Enhancing System Efficiency
Critical Steps for Efficiency Optimization:
- Regular Cleaning of Solar Panels: Dust, debris, and other residues can reduce panel efficiency significantly. Regular cleaning can increase energy absorption efficiency by up to 20%.
- System Monitoring: Implement monitoring systems to track performance and identify any inefficiencies quickly. This can include monitoring power output, battery health, and overall system performance.
- Shading Optimization: Ensure that panels are installed in a location with minimal shading throughout the day.

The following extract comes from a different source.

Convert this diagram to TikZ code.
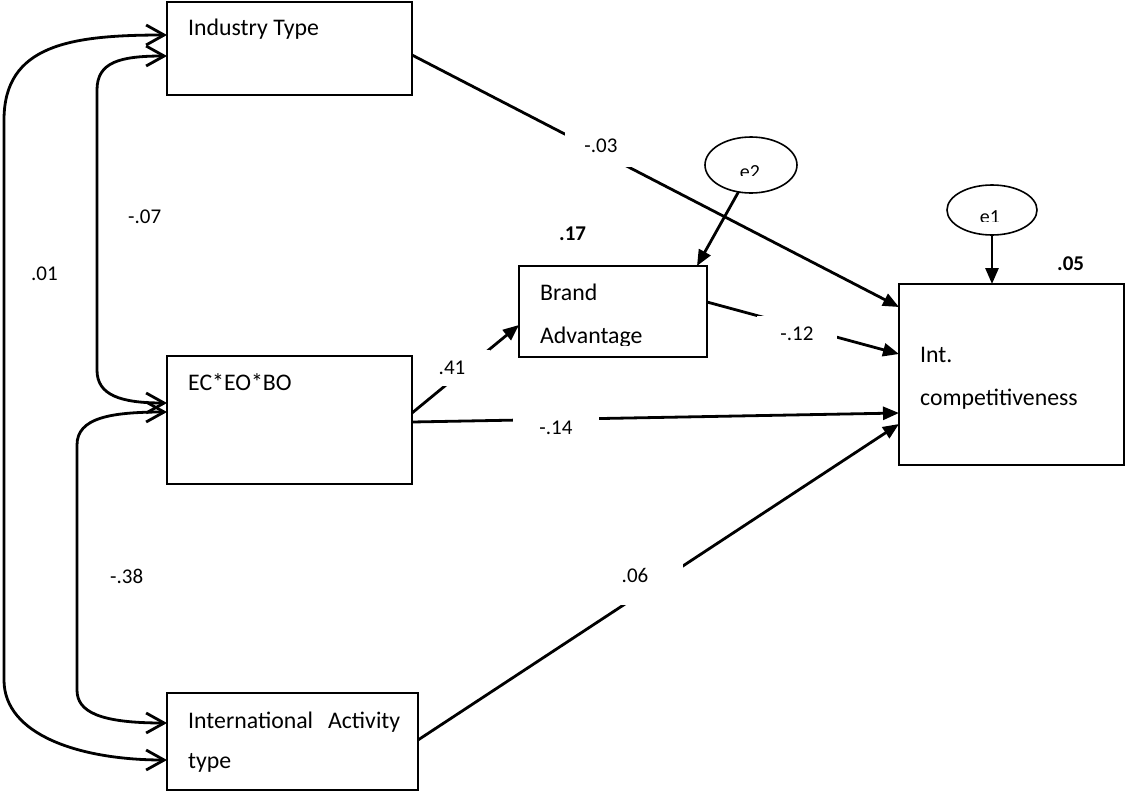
\documentclass[tikz,border=0pt]{standalone}
\usepackage{fontspec}
\setmainfont{Carlito}
\usetikzlibrary{arrows.meta,shapes.geometric}

\begin{document}
\begin{tikzpicture}[x=1pt,y=-1pt,
  varbox/.style={draw, line width=2pt, rectangle, inner sep=0pt, outer sep=0pt},
  errnode/.style={draw, line width=1.6pt, ellipse, inner sep=0pt, outer sep=0pt},
  boxtext/.style={anchor=base west, inner sep=0pt, font=\fontsize{23.8}{28}\selectfont},
  errtext/.style={anchor=base, inner sep=0pt, font=\fontsize{20}{24}\selectfont},
  coef/.style={fill=white, inner sep=0pt, font=\fontsize{21}{25}\selectfont},
  covlab/.style={anchor=base west, inner sep=0pt, font=\fontsize{21}{25}\selectfont},
  rsq/.style={anchor=base west, inner sep=0pt, font=\bfseries\fontsize{21}{25}\selectfont},
  effect/.style={line width=2.8pt, -{Triangle[length=16pt,width=13pt]}},
  cov/.style={line width=2.8pt, {Straight Barb[length=18pt,width=20pt]}-{Straight Barb[length=18pt,width=20pt]}},
]
\useasboundingbox (0,0) rectangle (1125,793);

% observed variables
\node[varbox, minimum width=245pt, minimum height=93pt]  (ind)   at (289.5,48.5) {};
\node[varbox, minimum width=245pt, minimum height=128pt] (ec)    at (289.5,420) {};
\node[varbox, minimum width=251pt, minimum height=97pt]  (intl)  at (292.5,741.5) {};
\node[varbox, minimum width=188pt, minimum height=91pt]  (brand) at (613,311.5) {};
\node[varbox, minimum width=225pt, minimum height=181pt] (comp)  at (1011.5,374.5) {};

% error terms
\node[errnode, minimum width=90pt, minimum height=50pt] (e1) at (992,210) {};
\node[errnode, minimum width=92pt, minimum height=56pt] (e2) at (751,165) {};

% box texts
\node[boxtext] (tind)   at (188,35)  {Industry Type};
\node[boxtext] (tec)    at (188,390) {EC*EO*BO};
\node[boxtext] (tintl1) at (188,728) {International\hspace{15pt}Activity};
\node[boxtext] (tintl2) at (188,768) {type};
\node[boxtext] (tbr1)   at (540,300) {Brand};
\begin{scope}
  \clip (520,267) rectangle (706,345);
  \node[boxtext] (tbr2) at (540,343) {Advantage};
\end{scope}
\node[boxtext] (tco1) at (920,362) {Int.};
\node[boxtext] (tco2) at (920,405) {competitiveness};

\begin{scope}
  \clip (940,180) rectangle (1045,221);
  \node[errtext] (te1) at (990,223) {e1};
\end{scope}
\begin{scope}
  \clip (700,130) rectangle (800,175);
  \node[errtext] (te2) at (750,178) {e2};
\end{scope}

% covariances
\draw[cov] ([yshift=13.5pt]ind.west) .. controls (70,35) and (4,45) .. (4,120)
  -- (4,680) .. controls (4,735) and (80,760) .. ([yshift=-18.5pt]intl.west);
\draw[cov] ([yshift=-7.5pt]ind.west) .. controls (120,56) and (97,62) .. (97,90)
  -- (97,370) .. controls (97,395) and (120,403) .. ([yshift=17pt]ec.west);
\draw[cov] ([yshift=8pt]ec.west) .. controls (110,412) and (77,418) .. (77,445)
  -- (77,690) .. controls (77,712) and (100,723) .. ([yshift=18.5pt]intl.west);

% regression paths
\draw[effect] ([yshift=-6.5pt]ind.east)  -- ([yshift=67.5pt]comp.west);
\draw[effect] ([yshift=9.5pt]brand.east) -- ([yshift=20.5pt]comp.west);
\draw[effect] ([yshift=-2pt]ec.east)     -- ([yshift=-38.5pt]comp.west);
\draw[effect] ([yshift=1.5pt]intl.east)  -- ([yshift=-49.5pt]comp.west);
\draw[effect] ([yshift=7pt]ec.east)      -- ([yshift=-13.5pt]brand.west);
\draw[effect] (e1.south) -- (e1.south |- comp.north);
\draw[effect] (e2.245) -- ([xshift=-10pt]brand.north east);

% coefficients
\node[coef, minimum width=72pt, minimum height=42pt] (c03) at (601,146) {-.03};
\node[coef, minimum width=80pt, minimum height=36pt] (c12) at (797,334) {-.12};
\node[coef, minimum width=86pt, minimum height=30pt] (c14) at (556,428) {-.14};
\node[coef, minimum width=76pt, minimum height=36pt] (c41) at (452,368) {.41};
\node[coef, minimum width=96pt, minimum height=60pt] (c06) at (635,575) {.06};

\node[covlab] (c07) at (128,223) {-.07};
\node[covlab] (c01) at (31,280)  {.01};
\node[covlab] (c38) at (110,583) {-.38};

% squared multiple correlations
\node[rsq] (r17) at (559,240)  {.17};
\node[rsq] (r05) at (1057,270) {.05};
\end{tikzpicture}
\end{document}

Even partial shading can significantly reduce the energy output of solar panels.
Technical Improvements:
- Use of MPPT Charge Controllers: Maximum Power Point Tracking (MPPT) controllers adjust the input from the solar panels to deliver the maximum power possible, improving efficiency by up to 30% compared to traditional controllers.
- Inverter Upgrades: Modern inverters with higher efficiencies and lower standby losses can significantly improve the overall system efficiency, ensuring more of the generated power is usable.
Advanced Battery Technologies and Upgrades
Incorporating Cutting-Edge Battery Solutions:
- Lithium-Ion Batteries: With higher DoD (Depth of Discharge), longer lifespan, and better efficiency, upgrading to lithium-ion batteries can significantly enhance your system’s performance.
- Battery Management Systems (BMS): Implementing a BMS can optimize charge cycles, improve lifespan, and offer critical insights into battery health and performance.
Strategies for Battery Efficiency:
- Temperature Control: Ensure your batteries are operating in an ideal temperature range. Excessive heat or cold can reduce battery efficiency and lifespan.
- Proper Sizing: Oversizing or undersizing your battery bank can lead to inefficiencies. Calculate your energy needs accurately and ensure your battery bank is appropriately sized to meet those needs without excessive cycling.